As the painted layers are ground back, unexpected patterns emerge, evoking the structure of malachite – a mineral that, as the artist suggests, carries within it strata of memory and intrinsic meaning. The work thus becomes a dialogue between artist and material, where the inherent unpredictability of lacquer is elevated into a creative force. The artist assumes the role of a guide, allowing material and ideas to meet, and together determine the natural point at which the work comes to rest.
About the artist:
Tran Viet Long (b. 1992) graduated in Lacquer Painting from the Ho Chi Minh City University of Fine Arts in 2016. His practice, combining traditional Vietnamese lacquer techniques with contemporary experimentation, begins with details often overlooked in everyday life. Long embraces the inherent unpredictability of the medium as part of the creative process, while exploring new possibilities of colour blending in lacquer to extend its expressive range from tradition to modernity. His works open a dialogue between material, perception, and reflections on existence.
3. Silver Award

Seed
Artist: Le Tan Chung
The surface of “Seed” unfolds like a cooled lava field: a dense expanse of slag, blackened yet shimmering with orange-red glints, as if a fire had only just died out. The work originates from the artist’s observation of nature’s cycles of renewal. Materials such as slag, rice husk ash, and mother-of-pearl create a raw, primal texture that evokes the fierce vitality of nature rising from ashes.

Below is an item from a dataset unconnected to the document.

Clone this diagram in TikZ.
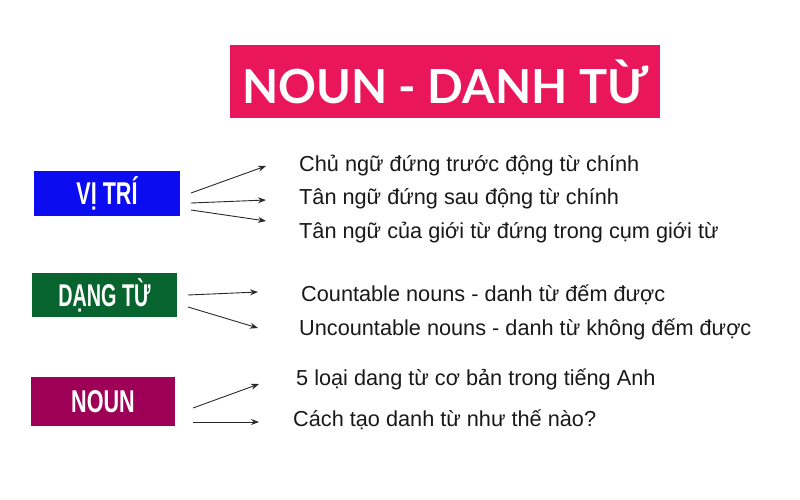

This imagery recalls the artist’s childhood in a blacksmith’s family. On long rainy days in Central Viet Nam, he would often see, behind the blazing forge, a bed of grey cinder from which proud young tamarind shoots pushed through the charred remains. The memory of that resilient green life left an enduring imprint on him. Years later, standing before the Thoi Loi volcano, where million-year-old sediment nourishes fertile garlic fields, he recognised a paradox both harsh and beautiful: the very fire that incinerates all things is also the source of life. The work is Chung’s tribute to Central Viet Nam — a land that taught him resilience and the strength of hope.
About the artist:
Le Tan Chung (b. 1997) is an artist working at the intersection of visual art, architecture and landscape. His practice engages with geological memory and the enduring vitality of nature, while also exploring the relationship between humans and their environment. Alongside his personal projects, Chung has participated in site-specific, memory-based projects in Vietnam.
4. Bronze Award

Café Corner
Artist: Tran Van Hieu
“Café corner” captures an everyday moment inside a coffee shop styled after the subsidised-era aesthetic: soft yellow light, worn wooden chairs and tables, a scene heavy with memory. Using an overlapping oil technique with continuous brushwork, the artist creates the impression of a space in motion. Layers of paint alternate between thick and thin, warm and cool, light and dark, bringing out depth and atmosphere that feel both intimate and nostalgic.
Familiar objects such as a metal kettle, wooden table, lamp, and wall corner are simplified into planes and rhythms of color, yet their structures remain clear. Within this pared-down approach, the space is at once still and alive, evoking an interplay of reality and illusion. The work preserves small fragments of daily life: a familiar cafe corner, a fleeting emotion, or a quiet sense of peace amid the pulse of ordinary living.
About the artist:
Tran Van Hieu (b. 2001) graduated in Oil Painting from the Ho Chi Minh City University of Fine Arts. His practice is influenced by Expressionism and Impressionism, while drawing inspiration from music and everyday memory. Hieu focuses on conveying emotion through colour and the rhythm of the brushstroke. From portraits and still lifes to landscapes and familiar street corners, his paintings open up spaces that feel both intimate and nostalgic – preserving fleeting moments within the pulse of daily life.